Together, We Light the Way

Study of Text, C 15: V. The Holy Instant and Special Relationships, P 2. 1-10-18

V. The Holy Instant and Special Relationships, P 2
2 The past is the ego’s chief learning device, for it is in the past that you learned to define your own needs and acquire methods for meeting them on your own terms. We have said that to limit love to part of the Sonship is to bring guilt into your relationships, and thus make them unreal. If you seek to separate out certain aspects of the totality and look to them to meet your imagined needs, you are attempting to use separation to save you. How, then, could guilt not enter? For separation is the source of guilt, and to appeal to it for salvation is to believe you are alone. To be alone is to be guilty. For to experience yourself as alone is to deny the Oneness of the Father and His Son, and thus to attack reality.

Journal
The past is the ego’s chief learning device. I easily see how that is true. As a child, probably as a baby, I learned that having my parent’s attention was vital and felt good. I learned that people in my family were more important than other people. I can remember my mom instructing us to take care of each other and stand up for each other, to defend family. I also learned what was required of me to keep my family’s loyalty and goodwill. Friends began to take on significance in my life as I entered school, and I learned that it was important to be part of a group. I learned what it takes to keep them loyal as well.
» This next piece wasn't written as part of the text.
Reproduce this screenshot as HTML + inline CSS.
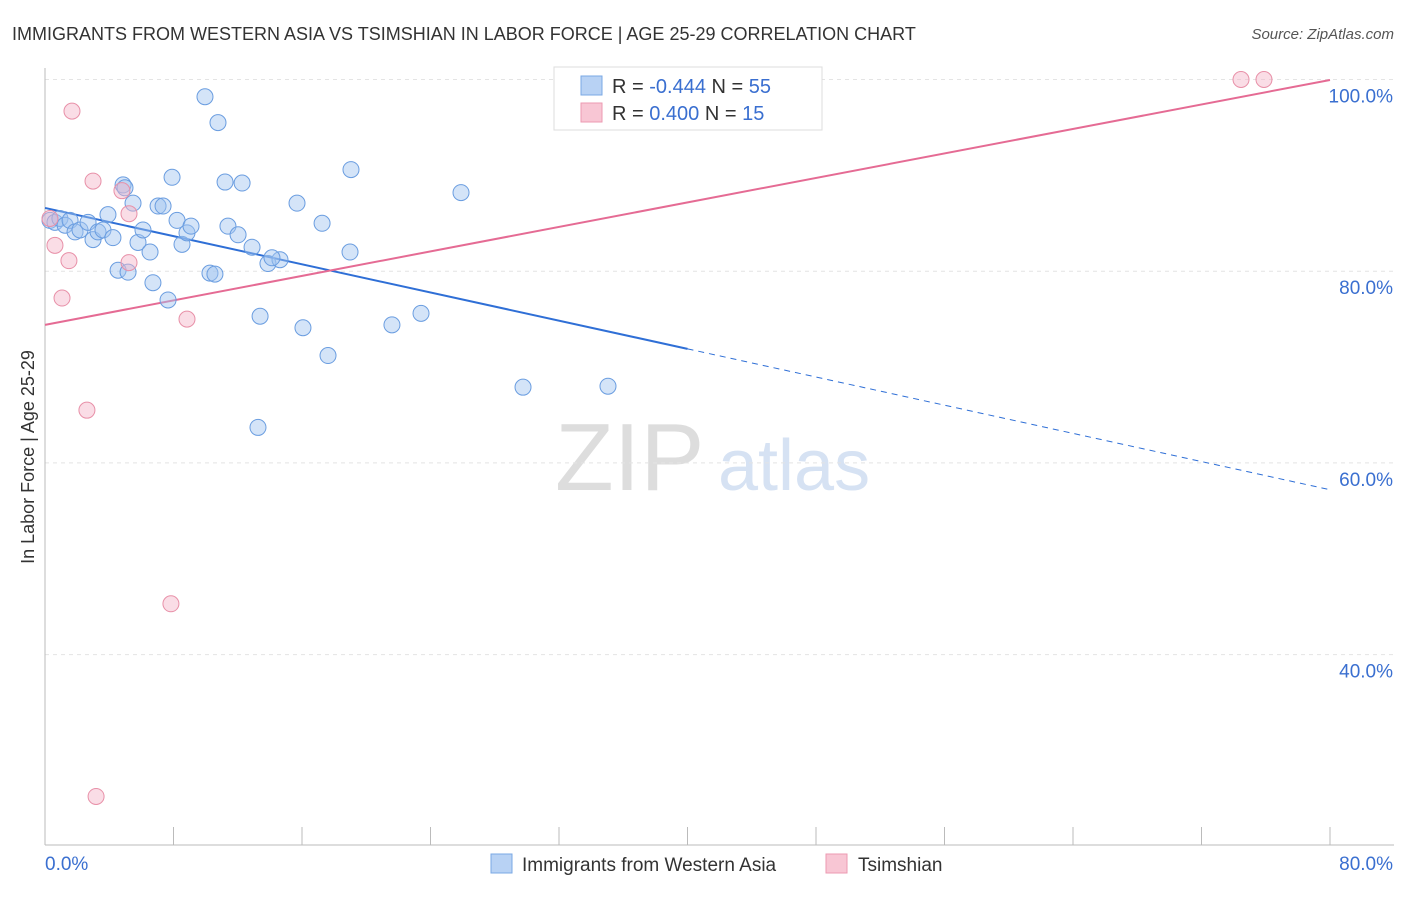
<!DOCTYPE html>
<html><head><meta charset="utf-8">
<style>
body{margin:0;background:#fff;font-family:"Liberation Sans",sans-serif;}
svg text{font-family:"Liberation Sans",sans-serif;}
</style></head>
<body>
<svg id="chart" width="1406" height="892" xmlns="http://www.w3.org/2000/svg">
<text x="12" y="40" font-size="18" fill="#333">IMMIGRANTS FROM WESTERN ASIA VS TSIMSHIAN IN LABOR FORCE | AGE 25-29 CORRELATION CHART</text>
<text x="1394" y="39" font-size="15" fill="#555" font-style="italic" text-anchor="end">Source: ZipAtlas.com</text>
<g>
<text x="555" y="490" font-size="96" fill="#ddd" font-family="Liberation Serif">ZIP</text>
<text x="718" y="490" font-size="72" fill="#d6e2f3">atlas</text>
</g>
<g id="grid"></g>
<g id="axes"></g>
<g id="trends"></g>
<g id="points"></g>
<text transform="translate(34,457) rotate(-90)" font-size="18" fill="#333" text-anchor="middle">In Labor Force | Age 25-29</text>
<g>
<rect x="554" y="67" width="268" height="63" fill="#fff" stroke="#ddd"/>
<rect x="581" y="76" width="21" height="19" fill="#b8d2f4" stroke="#7aa8e4"/>
<rect x="581" y="103" width="21" height="19" fill="#f8c6d4" stroke="#ec9ab2"/>
<text x="612" y="93" font-size="20" fill="#333">R = <tspan fill="#3a6fd0">-0.444</tspan>   N = <tspan fill="#3a6fd0">55</tspan></text>
<text x="612" y="120" font-size="20" fill="#333">R =  <tspan fill="#3a6fd0">0.400</tspan>   N =  <tspan fill="#3a6fd0">15</tspan></text>
</g>
<g>
<rect x="491" y="854" width="21" height="19" fill="#b8d2f4" stroke="#7aa8e4"/>
<text x="522" y="871" font-size="19" fill="#333">Immigrants from Western Asia</text>
<rect x="826" y="854" width="21" height="19" fill="#f8c6d4" stroke="#ec9ab2"/>
<text x="858" y="871" font-size="19" fill="#333">Tsimshian</text>
</g>
</svg>
<script>
const yTicks=[40,60,80,100];
const yTickLabels=["40.0%","60.0%","80.0%","100.0%"];
const blueX=[0.31,0.62,0.93,1.25,1.56,1.87,2.18,2.68,2.99,3.30,3.61,3.92,4.23,4.55,4.86,5.17,5.48,5.79,6.10,6.54,6.72,7.04,7.35,7.66,7.91,8.22,8.53,8.84,9.09,9.96,10.27,10.58,10.77,11.21,11.39,12.02,12.27,12.89,13.39,13.26,13.88,14.63,15.69,16.06,17.25,17.62,18.99,19.05,21.60,23.41,25.90,29.76,35.05,14.13,4.98];
const blueY=[85.3,85.1,85.5,84.8,85.3,84.1,84.3,85.1,83.3,84.1,84.3,85.9,83.5,80.1,89.0,79.9,87.1,83.0,84.3,82.0,78.8,86.8,86.8,77.0,89.8,85.3,82.8,84.0,84.7,98.2,79.8,79.7,95.5,89.3,84.7,83.8,89.2,82.5,75.3,63.7,80.8,81.2,87.1,74.1,85.0,71.2,82.0,90.6,74.4,75.6,88.2,67.9,68.0,81.4,88.7];
const pinkX=[0.62,1.06,1.49,1.68,2.61,2.99,3.18,4.79,5.23,5.23,7.84,8.84,74.46,75.89,0.31];
const pinkY=[82.7,77.2,81.1,96.7,65.5,89.4,25.2,88.4,86.0,80.9,45.3,75.0,100.0,100.0,85.5];
const blueTrend=[86.6,57.2]; // y at x=0 and x=80
const pinkTrend=[74.4,99.95];
const NS="http://www.w3.org/2000/svg";
function sx(v){return 45+v/80*1285;}
function sy(v){return 1038-v/100*958.5;}
function mk(tag,attrs,parent){const e=document.createElementNS(NS,tag);for(const k in attrs)e.setAttribute(k,attrs[k]);document.getElementById(parent).appendChild(e);return e;}
yTicks.forEach((t,i)=>{
 const l=mk('line',{x1:45,x2:1394,y1:sy(t),y2:sy(t),stroke:'#e4e4e4','stroke-dasharray':'4,4'},'grid');
 
 
 const tx=mk('text',{x:1393,y:sy(t)+23,'font-size':19,fill:'#3a6fd0','text-anchor':'end'},'grid');
 tx.textContent=yTickLabels[i];
 
 
});
let a=mk('line',{x1:45,x2:45,y1:68,y2:845,stroke:'#bbb'},'axes');


a=mk('line',{x1:45,x2:1394,y1:845,y2:845,stroke:'#bbb'},'axes');


for(let i=0;i<=10;i++){
 const t=mk('line',{x1:sx(i*8),x2:sx(i*8),y1:827,y2:845,stroke:'#bbb'},'axes');
 
 
}
let xl=mk('text',{x:45,y:870,'font-size':19,fill:'#3a6fd0'},'axes');xl.textContent='0.0%';


xl=mk('text',{x:1393,y:870,'font-size':19,fill:'#3a6fd0','text-anchor':'end'},'axes');xl.textContent='80.0%';


function tY(tr,x){return tr[0]+(tr[1]-tr[0])*x/80;}
let tl=mk('line',{x1:sx(0),y1:sy(tY(blueTrend,0)),x2:sx(40),y2:sy(tY(blueTrend,40)),stroke:'#2f6fd6','stroke-width':2},'trends');


tl=mk('line',{x1:sx(40),y1:sy(tY(blueTrend,40)),x2:sx(80),y2:sy(tY(blueTrend,80)),stroke:'#2f6fd6','stroke-width':1,'stroke-dasharray':'6,5'},'trends');


tl=mk('line',{x1:sx(0),y1:sy(tY(pinkTrend,0)),x2:sx(80),y2:sy(tY(pinkTrend,80)),stroke:'#e56b94','stroke-width':2},'trends');


blueX.forEach((x,i)=>{
 const c=mk('circle',{cx:sx(x),cy:sy(blueY[i]),r:8,fill:'rgba(160,195,240,0.45)',stroke:'#6a9de0','stroke-width':1},'points');
 
 
});
pinkX.forEach((x,i)=>{
 const c=mk('circle',{cx:sx(x),cy:sy(pinkY[i]),r:8,fill:'rgba(245,180,200,0.45)',stroke:'#e890a8','stroke-width':1},'points');
 
 
});
</script>
</body></html>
These things and more I learned as a child and they carried over into all my future relationships. Relationships became alliances and were more about survival than love; at least they were more about getting my needs met than about love. This is not to say that there was no love involved in the relationships. I love my children and I love my ex-husbands and my friends. But there was a strong need in these relationships and neediness is not love, and I have discovered that love becomes obscured by neediness.

All relationships defined by neediness are special. If someone loses their child, I feel compassion for them, but if I were to lose my child, I would feel like the world ended. I love lots of people, but I love my family more. This seems natural and normal to us because we pretty much all feel the same way. We all grew up learning the importance of family and that family is special and essential to us. If not, we transfer that need to others, friends or partners, our pets. But, special relationships are a source of guilt.

The reason this is so is that it is separation. I separate out the people in my life and designate which ones are most important to me and so which I love more. I learn which ones I need to meet my needs. I decide which ones matter the most. I decide which ones are against me, and therefore, are undeserving of my love. This separating out increases the guilt in my mind because it is an attack on God’s Wholeness. It makes me feel guilty and afraid even though I may not really know why or even that it is happening. It might just feel like low-level anxiety running in the background.

I have tried to love everyone the same and trying doesn’t seem to do the trick. I think that what I have to do is to notice when I don’t love someone and let the Holy Spirit work with my mind to heal it. I also think it helps a lot that I have reached a level of healing that allows me to desire love more than I ever have before. I am also more willing to love unconditionally and to love without exception. So my true desire to be the love I was created is coming forward. This desire is permission for the Holy Spirit to heal my mind.